### DATA TO PROCESS ###

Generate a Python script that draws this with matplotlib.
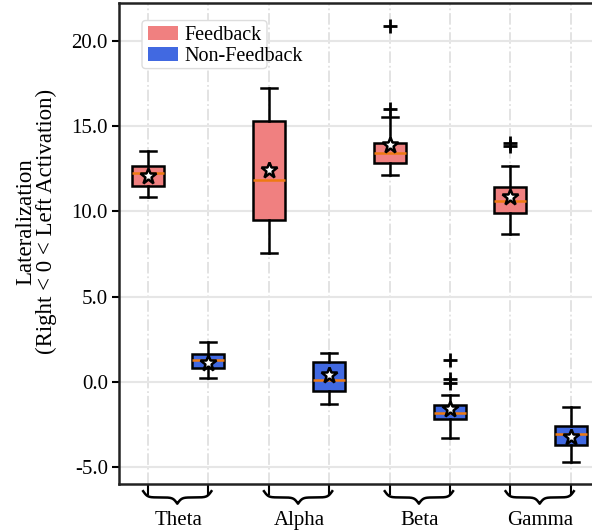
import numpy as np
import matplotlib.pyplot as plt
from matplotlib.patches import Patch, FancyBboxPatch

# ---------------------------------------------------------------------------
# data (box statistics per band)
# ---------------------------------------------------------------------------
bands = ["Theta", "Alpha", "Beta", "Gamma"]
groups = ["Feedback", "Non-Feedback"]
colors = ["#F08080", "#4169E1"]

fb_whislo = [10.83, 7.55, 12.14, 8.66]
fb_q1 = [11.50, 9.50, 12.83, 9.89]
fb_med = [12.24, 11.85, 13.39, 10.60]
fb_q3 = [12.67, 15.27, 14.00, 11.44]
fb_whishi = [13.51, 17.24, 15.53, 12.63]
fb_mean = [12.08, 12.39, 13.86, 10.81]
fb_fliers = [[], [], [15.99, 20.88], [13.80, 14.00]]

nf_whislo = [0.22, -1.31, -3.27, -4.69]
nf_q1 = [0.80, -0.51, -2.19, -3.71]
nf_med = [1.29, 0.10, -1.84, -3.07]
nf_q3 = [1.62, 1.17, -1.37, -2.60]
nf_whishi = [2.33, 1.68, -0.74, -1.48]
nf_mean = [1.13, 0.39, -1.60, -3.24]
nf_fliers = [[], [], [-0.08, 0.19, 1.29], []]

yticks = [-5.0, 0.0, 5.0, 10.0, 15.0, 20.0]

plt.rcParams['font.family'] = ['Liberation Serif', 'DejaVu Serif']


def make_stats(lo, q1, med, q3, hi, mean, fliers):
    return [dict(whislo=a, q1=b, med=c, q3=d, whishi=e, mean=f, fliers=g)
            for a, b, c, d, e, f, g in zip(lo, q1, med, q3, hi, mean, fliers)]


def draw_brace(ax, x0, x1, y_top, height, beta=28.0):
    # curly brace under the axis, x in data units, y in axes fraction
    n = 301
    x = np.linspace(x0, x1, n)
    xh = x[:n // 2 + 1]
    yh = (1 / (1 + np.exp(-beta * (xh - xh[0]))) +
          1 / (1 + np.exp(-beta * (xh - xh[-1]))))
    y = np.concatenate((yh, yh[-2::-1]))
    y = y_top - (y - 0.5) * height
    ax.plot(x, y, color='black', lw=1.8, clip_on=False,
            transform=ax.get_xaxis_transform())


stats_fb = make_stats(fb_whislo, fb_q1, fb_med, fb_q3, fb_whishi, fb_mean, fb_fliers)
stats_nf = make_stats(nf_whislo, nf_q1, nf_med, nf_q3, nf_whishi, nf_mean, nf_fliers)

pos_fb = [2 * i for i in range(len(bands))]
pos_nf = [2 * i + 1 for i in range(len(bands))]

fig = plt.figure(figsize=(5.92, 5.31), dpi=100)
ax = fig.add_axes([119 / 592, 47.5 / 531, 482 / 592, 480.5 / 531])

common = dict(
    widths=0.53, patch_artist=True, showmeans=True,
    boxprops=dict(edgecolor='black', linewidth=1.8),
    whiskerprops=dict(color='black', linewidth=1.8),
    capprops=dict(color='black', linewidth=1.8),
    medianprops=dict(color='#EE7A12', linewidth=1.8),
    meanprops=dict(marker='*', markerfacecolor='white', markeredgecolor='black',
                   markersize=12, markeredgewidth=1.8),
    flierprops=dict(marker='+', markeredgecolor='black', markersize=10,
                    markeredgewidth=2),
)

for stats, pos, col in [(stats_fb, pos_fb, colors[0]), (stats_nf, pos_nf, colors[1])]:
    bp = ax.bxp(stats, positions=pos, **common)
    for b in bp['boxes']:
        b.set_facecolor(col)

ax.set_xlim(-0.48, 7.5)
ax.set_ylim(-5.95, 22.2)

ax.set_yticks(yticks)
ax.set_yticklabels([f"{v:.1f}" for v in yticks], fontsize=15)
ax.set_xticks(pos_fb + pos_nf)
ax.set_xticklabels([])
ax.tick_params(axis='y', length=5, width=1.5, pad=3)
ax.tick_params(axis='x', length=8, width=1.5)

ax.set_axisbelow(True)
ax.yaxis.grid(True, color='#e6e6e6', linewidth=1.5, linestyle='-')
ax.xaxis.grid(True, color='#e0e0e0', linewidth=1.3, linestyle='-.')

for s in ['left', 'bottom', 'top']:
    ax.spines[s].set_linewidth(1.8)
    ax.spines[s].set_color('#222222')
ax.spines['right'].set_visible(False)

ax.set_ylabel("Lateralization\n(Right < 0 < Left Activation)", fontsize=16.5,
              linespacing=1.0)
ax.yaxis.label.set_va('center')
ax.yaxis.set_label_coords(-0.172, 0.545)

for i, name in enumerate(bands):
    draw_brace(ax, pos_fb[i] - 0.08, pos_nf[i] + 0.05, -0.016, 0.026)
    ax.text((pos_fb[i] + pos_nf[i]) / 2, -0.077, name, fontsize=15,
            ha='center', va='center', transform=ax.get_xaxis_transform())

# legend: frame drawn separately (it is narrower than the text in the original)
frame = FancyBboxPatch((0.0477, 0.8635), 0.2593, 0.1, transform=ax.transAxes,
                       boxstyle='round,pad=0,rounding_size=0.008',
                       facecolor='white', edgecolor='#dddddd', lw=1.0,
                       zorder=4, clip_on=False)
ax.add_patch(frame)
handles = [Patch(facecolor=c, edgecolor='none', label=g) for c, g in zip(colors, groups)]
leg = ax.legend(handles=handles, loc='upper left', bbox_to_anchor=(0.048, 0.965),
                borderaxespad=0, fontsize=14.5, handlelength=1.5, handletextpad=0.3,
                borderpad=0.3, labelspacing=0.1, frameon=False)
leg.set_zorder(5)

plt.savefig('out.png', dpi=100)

###
### DATA TO PROCESS ###

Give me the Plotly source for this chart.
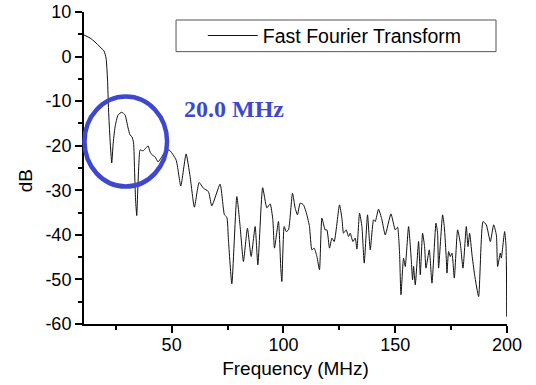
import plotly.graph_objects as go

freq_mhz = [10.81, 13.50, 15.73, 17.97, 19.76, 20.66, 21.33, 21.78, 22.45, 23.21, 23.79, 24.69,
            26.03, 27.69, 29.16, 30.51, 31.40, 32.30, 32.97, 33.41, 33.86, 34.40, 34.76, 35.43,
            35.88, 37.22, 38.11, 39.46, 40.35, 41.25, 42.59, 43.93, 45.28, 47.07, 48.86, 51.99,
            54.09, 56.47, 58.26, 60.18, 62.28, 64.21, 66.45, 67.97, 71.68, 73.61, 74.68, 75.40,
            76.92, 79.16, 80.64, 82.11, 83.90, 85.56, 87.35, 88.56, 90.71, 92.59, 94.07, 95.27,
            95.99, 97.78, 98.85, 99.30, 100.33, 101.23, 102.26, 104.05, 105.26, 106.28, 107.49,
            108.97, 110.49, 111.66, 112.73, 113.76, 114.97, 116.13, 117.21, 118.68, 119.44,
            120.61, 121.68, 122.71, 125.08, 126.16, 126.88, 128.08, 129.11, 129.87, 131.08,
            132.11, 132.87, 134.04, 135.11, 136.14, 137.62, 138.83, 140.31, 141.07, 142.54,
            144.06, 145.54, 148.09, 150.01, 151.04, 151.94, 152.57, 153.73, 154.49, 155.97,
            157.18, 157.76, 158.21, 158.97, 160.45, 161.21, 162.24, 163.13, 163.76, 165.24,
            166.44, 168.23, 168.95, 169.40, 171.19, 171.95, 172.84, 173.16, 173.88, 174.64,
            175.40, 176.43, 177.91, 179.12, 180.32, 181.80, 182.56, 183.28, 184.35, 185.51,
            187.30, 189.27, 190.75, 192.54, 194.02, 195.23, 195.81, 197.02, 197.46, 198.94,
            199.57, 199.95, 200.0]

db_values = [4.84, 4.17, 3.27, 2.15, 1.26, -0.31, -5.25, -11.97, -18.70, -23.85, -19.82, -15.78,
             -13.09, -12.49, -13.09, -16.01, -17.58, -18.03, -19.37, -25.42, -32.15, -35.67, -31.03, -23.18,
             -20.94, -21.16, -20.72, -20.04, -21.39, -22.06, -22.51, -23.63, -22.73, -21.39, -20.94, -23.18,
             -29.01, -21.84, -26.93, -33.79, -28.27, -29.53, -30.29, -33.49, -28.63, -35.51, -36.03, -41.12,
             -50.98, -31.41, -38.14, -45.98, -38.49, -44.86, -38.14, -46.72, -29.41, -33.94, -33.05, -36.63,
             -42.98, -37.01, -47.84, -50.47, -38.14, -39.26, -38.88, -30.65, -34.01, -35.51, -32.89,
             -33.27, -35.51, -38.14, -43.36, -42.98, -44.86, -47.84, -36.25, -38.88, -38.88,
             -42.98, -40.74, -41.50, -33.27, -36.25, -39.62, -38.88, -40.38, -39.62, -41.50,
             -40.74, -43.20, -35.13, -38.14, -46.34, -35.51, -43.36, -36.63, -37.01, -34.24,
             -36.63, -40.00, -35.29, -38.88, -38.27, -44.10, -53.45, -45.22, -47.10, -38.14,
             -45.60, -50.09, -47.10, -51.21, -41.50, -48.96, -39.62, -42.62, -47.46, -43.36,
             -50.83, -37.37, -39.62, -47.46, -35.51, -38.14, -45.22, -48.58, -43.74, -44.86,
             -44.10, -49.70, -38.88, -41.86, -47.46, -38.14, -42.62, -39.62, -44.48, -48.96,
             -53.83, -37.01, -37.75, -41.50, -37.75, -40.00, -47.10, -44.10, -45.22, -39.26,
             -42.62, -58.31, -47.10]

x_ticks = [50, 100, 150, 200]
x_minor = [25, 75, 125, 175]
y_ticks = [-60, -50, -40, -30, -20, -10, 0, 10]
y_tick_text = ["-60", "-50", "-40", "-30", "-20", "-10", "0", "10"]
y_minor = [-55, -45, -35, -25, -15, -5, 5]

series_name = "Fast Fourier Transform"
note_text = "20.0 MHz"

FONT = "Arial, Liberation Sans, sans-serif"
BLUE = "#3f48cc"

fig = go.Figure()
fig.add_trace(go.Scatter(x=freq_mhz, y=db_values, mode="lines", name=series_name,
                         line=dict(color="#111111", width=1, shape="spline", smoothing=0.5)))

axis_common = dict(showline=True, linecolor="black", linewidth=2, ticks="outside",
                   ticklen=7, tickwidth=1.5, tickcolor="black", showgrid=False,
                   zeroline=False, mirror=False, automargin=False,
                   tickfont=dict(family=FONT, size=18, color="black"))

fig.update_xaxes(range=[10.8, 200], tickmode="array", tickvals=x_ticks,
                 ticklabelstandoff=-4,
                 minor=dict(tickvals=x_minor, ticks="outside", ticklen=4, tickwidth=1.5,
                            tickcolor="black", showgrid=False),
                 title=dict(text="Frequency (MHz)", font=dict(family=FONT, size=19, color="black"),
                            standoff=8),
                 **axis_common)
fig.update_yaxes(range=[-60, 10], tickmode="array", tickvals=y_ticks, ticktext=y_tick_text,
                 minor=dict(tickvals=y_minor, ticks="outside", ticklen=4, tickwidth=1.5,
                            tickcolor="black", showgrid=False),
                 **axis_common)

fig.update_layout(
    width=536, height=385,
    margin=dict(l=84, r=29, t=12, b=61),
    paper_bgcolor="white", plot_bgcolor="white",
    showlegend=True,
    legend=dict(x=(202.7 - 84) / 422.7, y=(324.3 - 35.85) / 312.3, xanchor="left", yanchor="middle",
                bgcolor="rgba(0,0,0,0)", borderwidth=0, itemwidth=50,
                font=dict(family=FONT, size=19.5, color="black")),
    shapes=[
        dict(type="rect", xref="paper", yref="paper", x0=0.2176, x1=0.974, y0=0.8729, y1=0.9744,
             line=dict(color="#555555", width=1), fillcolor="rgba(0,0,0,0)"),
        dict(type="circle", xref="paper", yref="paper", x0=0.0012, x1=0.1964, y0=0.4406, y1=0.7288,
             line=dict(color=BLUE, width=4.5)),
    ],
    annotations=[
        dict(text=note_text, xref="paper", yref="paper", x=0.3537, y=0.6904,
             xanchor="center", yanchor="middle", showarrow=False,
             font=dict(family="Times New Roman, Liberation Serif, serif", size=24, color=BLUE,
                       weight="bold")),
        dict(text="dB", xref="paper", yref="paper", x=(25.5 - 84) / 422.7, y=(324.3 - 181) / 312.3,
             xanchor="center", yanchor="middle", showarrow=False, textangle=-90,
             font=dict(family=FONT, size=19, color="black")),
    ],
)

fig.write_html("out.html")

###

## YOUR GOAL
Nothing but the lines from the one containing "Give me the Plotly source for this chart." through the one containing "import plotly.graph_objects as go" should appear in your copy, exactly as written and without pictures.

## WORKED SOLUTION
Give me the Plotly source for this chart.
import plotly.graph_objects as go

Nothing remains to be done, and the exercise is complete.